Illinois merchants scored a big victory late Tuesday in their battle for interchange relief as United States District Court Judge Virginia Kendall upheld the Illinois Interchange Fee Prohibition Act.
The decision, which comes after more than a year of legal wrangling, means the IFPA will go into effect July 1, a year later than originally intended. Since the measure’s passage in 2024, banking organizations have sought a permanent injunction against it. Prior to her final ruling, Kendall had issued a preliminary injunction against the IFPA in December 2024.
The law exempts Illinois merchants from paying interchange on sales tax and gratuities linked to credit and debit card transactions. In exchange, the state will cap what merchants earn for collecting sales tax at $1,000 per month.

Kendall’s ruling shot down plaintiffs’ arguments that federal banking laws, such as the National Banking Act, supersede state laws regarding banks’ ability to levy fees, such as card interchange. Kendall’s ruling stated that, while the IFPA is “novel” and “no other state has an equivalent to the IFPA,” all parties agree that issuers and acquirers do not set interchange, so the IFPA “does not directly regulate banks.” Kendall surmised that it is “the payment card networks, and not the banks, doing the actual work of [interchange] fee setting and charging” and that banks “only have a passive role in the rate-setting.”
As part of her preliminary injunction, Kendall ruled that, while financial institutions chartered outside Illinois that do business in the state do not have to comply with IFPA, Illinois-chartered financial institutions, credit unions, federally chartered credit unions, and the card networks must comply with the law.
“…this court found that the IFPA’s interchange fee provision was not preempted in large part because it was the payment card networks, and not the banks, doing the actual work of fee setting and charging,” Kendall wrote in her ruling.
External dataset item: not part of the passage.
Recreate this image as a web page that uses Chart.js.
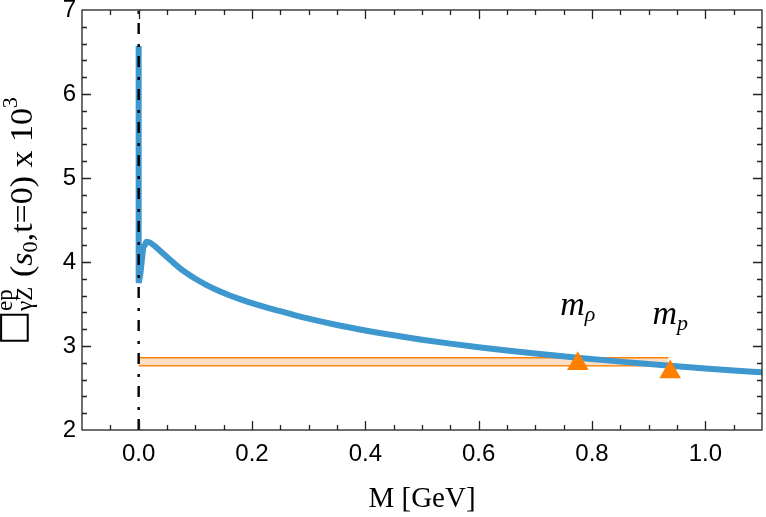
<!DOCTYPE html>
<html>
<head>
<meta charset="utf-8">
<script src="https://cdn.jsdelivr.net/npm/chart.js@4"></script>
<style>
html,body{margin:0;padding:0;background:#fff;}
canvas{display:block;}
</style>
</head>
<body>
<canvas id="c" width="766" height="517" style="width:766px;height:517px"></canvas>
<script>
// ---- data ----
const spikeX = [0, 0, 0.003, 0.008, 0.014];
const spikeY = [6.57, 3.75, 3.86, 4.17, 4.24];
const curveX = [0.014, 0.02, 0.03, 0.04, 0.05, 0.06, 0.072, 0.085, 0.1, 0.12, 0.14, 0.16, 0.18, 0.2, 0.225, 0.25, 0.275, 0.3, 0.35, 0.4, 0.45, 0.5, 0.55, 0.6, 0.65, 0.7, 0.775, 0.85, 0.938, 1.0, 1.05, 1.1];
const curveY = [4.24, 4.23, 4.18, 4.12, 4.06, 4.00, 3.93, 3.865, 3.80, 3.725, 3.66, 3.605, 3.555, 3.51, 3.46, 3.415, 3.368, 3.325, 3.25, 3.185, 3.127, 3.075, 3.028, 2.985, 2.946, 2.91, 2.86, 2.814, 2.765, 2.733, 2.709, 2.686];
const bandX = [0, 0.935];
const bandUpper = [2.86, 2.86];
const bandLower = [2.765, 2.765];
const massX = [0.775, 0.938];
const massY = [2.79, 2.69];
const massSub = ['ρ', 'p'];
const vlineX = [0, 0];
const vlineY = [2, 7];
const xTickValues = [0, 0.2, 0.4, 0.6, 0.8, 1.0];
const xTickLabels = ['0.0', '0.2', '0.4', '0.6', '0.8', '1.0'];
const yTickValues = [2, 3, 4, 5, 6, 7];
const yTickLabels = ['2', '3', '4', '5', '6', '7'];
const xMinorStep = 0.05;
const yMinorStep = 0.2;

const pts = (xs, ys) => xs.map((x, i) => ({x: x, y: ys[i]}));

const BLUE = 'rgb(62,152,207)';
const ORANGE = 'rgb(255,128,0)';

const frameTicks = {
  id: 'frameTicks',
  afterDatasetsDraw(chart) {
    const {ctx, chartArea: a, scales: {x, y}} = chart;
    ctx.save();
    ctx.strokeStyle = '#222';
    ctx.lineWidth = 1.3;
    ctx.strokeRect(a.left, a.top, a.right - a.left, a.bottom - a.top);
    ctx.beginPath();
    const maj = 9, mnr = 5;
    const nx = Math.round((x.max - x.min) / xMinorStep);
    for (let i = 0; i <= nx; i++) {
      const v = x.min + i * xMinorStep;
      if (v <= x.min + 1e-9 || v >= x.max - 1e-9) continue;
      const major = xTickValues.some(t => Math.abs(t - v) < 1e-6);
      const L = major ? maj : mnr;
      const px = Math.round(x.getPixelForValue(v)) + 0.5;
      ctx.moveTo(px, a.bottom); ctx.lineTo(px, a.bottom - L);
      ctx.moveTo(px, a.top); ctx.lineTo(px, a.top + L);
    }
    const ny = Math.round((y.max - y.min) / yMinorStep);
    for (let i = 0; i <= ny; i++) {
      const v = y.min + i * yMinorStep;
      if (v <= y.min + 1e-9 || v >= y.max - 1e-9) continue;
      const major = yTickValues.some(t => Math.abs(t - v) < 1e-6);
      const L = major ? maj : mnr;
      const py = Math.round(y.getPixelForValue(v)) + 0.5;
      ctx.moveTo(a.left, py); ctx.lineTo(a.left + L, py);
      ctx.moveTo(a.right, py); ctx.lineTo(a.right - L, py);
    }
    ctx.stroke();
    ctx.restore();
  }
};

const massLabels = {
  id: 'massLabels',
  afterDatasetsDraw(chart) {
    const {ctx, scales: {x, y}} = chart;
    ctx.save();
    ctx.fillStyle = '#000';
    ctx.textBaseline = 'alphabetic';
    ctx.textAlign = 'left';
    const mFont = 'italic 34px "Liberation Serif"';
    const sFont = 'italic 22px "Liberation Serif"';
    massX.forEach((mx, i) => {
      const cx = x.getPixelForValue(mx);
      const base = y.getPixelForValue(massY[i]) - 48.5;
      ctx.font = mFont;
      const w1 = ctx.measureText('m').width;
      ctx.font = sFont;
      const w2 = ctx.measureText(massSub[i]).width;
      const x0 = cx - (w1 + w2) / 2;
      ctx.font = mFont;
      ctx.fillText('m', x0, base);
      ctx.font = sFont;
      ctx.fillText(massSub[i], x0 + w1, base + 6);
    });
    ctx.restore();
  }
};

const yLabel = {
  id: 'yLabel',
  afterDraw(chart) {
    const {ctx, chartArea: a} = chart;
    const cy = (a.top + a.bottom) / 2;
    ctx.save();
    ctx.translate(32, cy);
    ctx.rotate(-Math.PI / 2);
    ctx.fillStyle = '#000';
    ctx.textBaseline = 'alphabetic';
    // box symbol: size from its vertical ink extent, centred horizontally
    ctx.textAlign = 'center';
    ctx.font = '100px "DejaVu Sans"';
    const m = ctx.measureText('□');
    const inkH = m.actualBoundingBoxAscent + m.actualBoundingBoxDescent;
    const s = 29 / inkH;
    ctx.font = (100 * s).toFixed(2) + 'px "DejaVu Sans"';
    ctx.fillText('□', -107.5, -32 + m.actualBoundingBoxAscent * s);
    ctx.textAlign = 'left';
    const x0 = -91;
    ctx.font = '23px "Liberation Serif"';
    ctx.fillText('ep', x0, -20);
    ctx.fillText('γZ', x0, 0);
    // main part, stretched to the reference span
    const runs = [
      ['32px "Liberation Serif"', '(', 0],
      ['italic 32px "Liberation Serif"', 's', 0],
      ['21px "Liberation Serif"', '0', 5],
      ['32px "Liberation Serif"', ',t=0) x 10', 0],
      ['21px "Liberation Serif"', '3', -15]
    ];
    let total = 0;
    runs.forEach(r => { ctx.font = r[0]; total += ctx.measureText(r[1]).width; });
    const start = -57, end = 123;
    ctx.translate(start, 0);
    ctx.scale((end - start) / total, 1);
    let x = 0;
    runs.forEach(r => {
      ctx.font = r[0];
      ctx.fillText(r[1], x, r[2]);
      x += ctx.measureText(r[1]).width;
    });
    ctx.restore();
  }
};

new Chart(document.getElementById('c'), {
  type: 'scatter',
  data: {
    datasets: [
      {data: pts(vlineX, vlineY), showLine: true, borderColor: '#000', borderWidth: 2.4, borderDash: [11, 9, 3, 10], pointRadius: 0, order: 0},
      {data: pts(massX, massY), pointStyle: 'triangle', pointRadius: 12.5, pointBackgroundColor: ORANGE, pointBorderWidth: 0, borderColor: ORANGE, order: 1},
      {data: pts(spikeX, spikeY), showLine: true, borderColor: BLUE, borderWidth: 6, pointRadius: 0, borderJoinStyle: 'miter', order: 2},
      {data: pts(curveX, curveY), showLine: true, borderColor: BLUE, borderWidth: 6, pointRadius: 0, cubicInterpolationMode: 'monotone', borderCapStyle: 'round', order: 2},
      {data: pts(bandX, bandUpper), showLine: true, borderColor: ORANGE, borderWidth: 1.5, pointRadius: 0, fill: '+1', backgroundColor: 'rgba(255,170,100,0.37)', order: 3},
      {data: pts(bandX, bandLower), showLine: true, borderColor: ORANGE, borderWidth: 1.5, pointRadius: 0, fill: false, order: 3}
    ]
  },
  options: {
    responsive: false,
    animation: false,
    layout: {autoPadding: false, padding: {left: 0, right: 4, top: 10, bottom: 0}},
    plugins: {legend: {display: false}, tooltip: {enabled: false}},
    scales: {
      x: {
        type: 'linear', min: -0.1, max: 1.1,
        afterBuildTicks: s => { s.ticks = xTickValues.map(v => ({value: v})); },
        afterFit: s => { s.height = 87; s.paddingLeft = 0; s.paddingRight = 0; },
        ticks: {font: {family: 'Liberation Sans', size: 24}, color: '#000', padding: 10, maxRotation: 0, autoSkip: false,
          callback: (v, i) => xTickLabels[i]},
        grid: {display: false, drawTicks: false},
        border: {display: false},
        title: {display: true, text: 'M [GeV]', font: {family: 'Liberation Serif', size: 29}, color: '#000', padding: {top: -2, bottom: 0}}
      },
      y: {
        type: 'linear', min: 2, max: 7,
        afterBuildTicks: s => { s.ticks = yTickValues.map(v => ({value: v})); },
        afterFit: s => { s.width = 82; s.paddingTop = 0; s.paddingBottom = 0; },
        ticks: {font: {family: 'Liberation Sans', size: 24}, color: '#000', padding: 6, autoSkip: false,
          callback: (v, i) => yTickLabels[i]},
        grid: {display: false, drawTicks: false},
        border: {display: false}
      }
    }
  },
  plugins: [frameTicks, massLabels, yLabel]
});
</script>
</body>
</html>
Based on those findings, Kendall denied plaintiffs’ requests for a permanent injunction.
Proponents of the IFPA cheered Kendall’s ruling. The Illinois Retail Merchants Association, which backed the initial legislation, called the ruling “a historic win for Main Street over Wall Street” that “will save businesses and consumers millions of dollars a year.”
“As the first law in the nation to restrict onerous swipe fees, we hope this measure can serve as a model for other states to seek relief for businesses and working families struggling with higher costs,” Rob Karr, chief executive and president of the Illinois Retail Merchants Association, said in a statement.
Other merchant organizations echoed Karr’s sentiments. “This is a good and well-reasoned ruling that provides full vindication for what Illinois [legislators] did and what other states looking to regulate interchange may do,” whether it is passing a similar law or taking a different approach to interchange regulation, says Doug Kantor, an executive committee member at the Merchants Payment Coalition and general counsel for the National Association of Convenience Stores.
As of July 2025, bills to regulate interchange had been introduced or previewed before lawmakers in 22 states, according to the Electronic Transactions Association.
Plaintiffs in the case, which include the Illinois Bankers’ Association, the Illinois Credit Union League, and the American Bankers’ Association, expressed disappointment in Kendall’s ruling and vowed to appeal it.
“The decision not to protect the payment system from this misguided state law is a serious error that will unleash chaos and confusion on Illinois consumers and businesses,” co-plaintiffs said in a statement. “We cannot let that stand.”
Co-plaintiffs also renewed their call for state lawmakers to repeal the IFPA “before it can do any more harm to the Illinois economy. The fight over IFPA and any similar proposal will continue.”
The Electronic Payments Coalition, which has weighed in with an amicus brief, issued a statement saying the IFPA threatens to upend the card-based payments system and should be overturned.
“This reckless policy, which will make Illinois an outlier in the interconnected global payments system, must be fully and swiftly repealed by the Illinois General Assembly before it inflicts credit card chaos on small businesses and consumers across the state,” EPC executive chairman Richard Hunt said in a statement.